Dostalam email z niecodzienna, przyznaje, propozycja.
Propozycja jest od kanalu telewizyjnego “Wedding TV Polska”, ktorego niestety nie znam. Sprawdzilam, co to za kanal na internecie, cos tam jest, lecz wiele nie mowi.
(Znacie ten kanal?)
Otoz zaczelam czytac ten email z wielkim zainteresowaniem - streszcze w paru slowach, bo jest bardzo dlugi.
Dotyczy on propozycji nawiazania wspolpracy w nowej serii programow o podrozach.
Ekipa telewizyjna proponuje mi nakrecenie programu 45 minutowego, 20 razy na antenie “Wedding TV Polska” w okresie 1 roku, z mozliwoscia emisji takze w Wielkiej Brytanii i Rosji.
Oferuja “ekspozycje mojej firmy” w jednym odcinku, zaprezentowanie dzialalnosci, atrakcji rejonu, umieszczenie logotypu mojej firmy w ilus tam odcinkach, zwiastunach i na playerze ich strony www.
Nastepnie podaja dane na temat popularnosci ich programow, potencjalnych klientach, zasiegu ogladalnosci, itd.
Do tej pory czytalo sie fajnie, ale czekalam na “ale”, bo zawsze jakies musi byc.
I tu zacytuje urywki emaila:
-“...cena promocyjna odcinka pilotażowego 26.000PLN (standardowa cena 100.000 Pln)....”
*“..cena promocyjna nie obejmuje kosztów podróży oraz pobytu ekipy Wedding TV (ok 5 osób) wynikających z nagrania, w tym: transport (m.in. bilety lotnicze), nocleg oraz wyżywienie. Wszystkie możliwe do poniesienia koszty zostaną wcześniej ustalone między firmą a Wedding TV.”

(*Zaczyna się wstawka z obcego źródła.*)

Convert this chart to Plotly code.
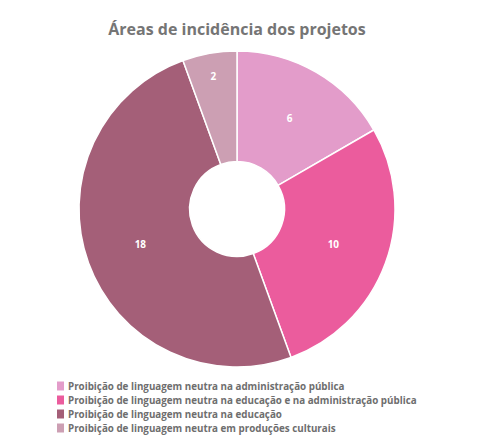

Kalkulujac na szybko koszty promocyjne, wliczajac transport, zakwaterowanie i wyzywienie (na pewno nie bylby to hostel, na pewno nie Aeroflot, na pewno nie miska ryzu albo noodle soup u ulicznego sprzedawcy) dla 5 osob wynika, ze koszty promocyjne beda podobne do ceny standardowej, zatem 100.000PLN.
I tu sobie mysle, ze albo sobie zartuja, albo ja zycia i cen nie znam, ale zakrawa mi to na (delikatnie mowiac) niezly tupet.
Nie sadzicie?

PS: Mimo nieukrywanej checi zostania gwiazda telewizyjna, zamierzam odpisac, ze propozycji nie przyjmuje.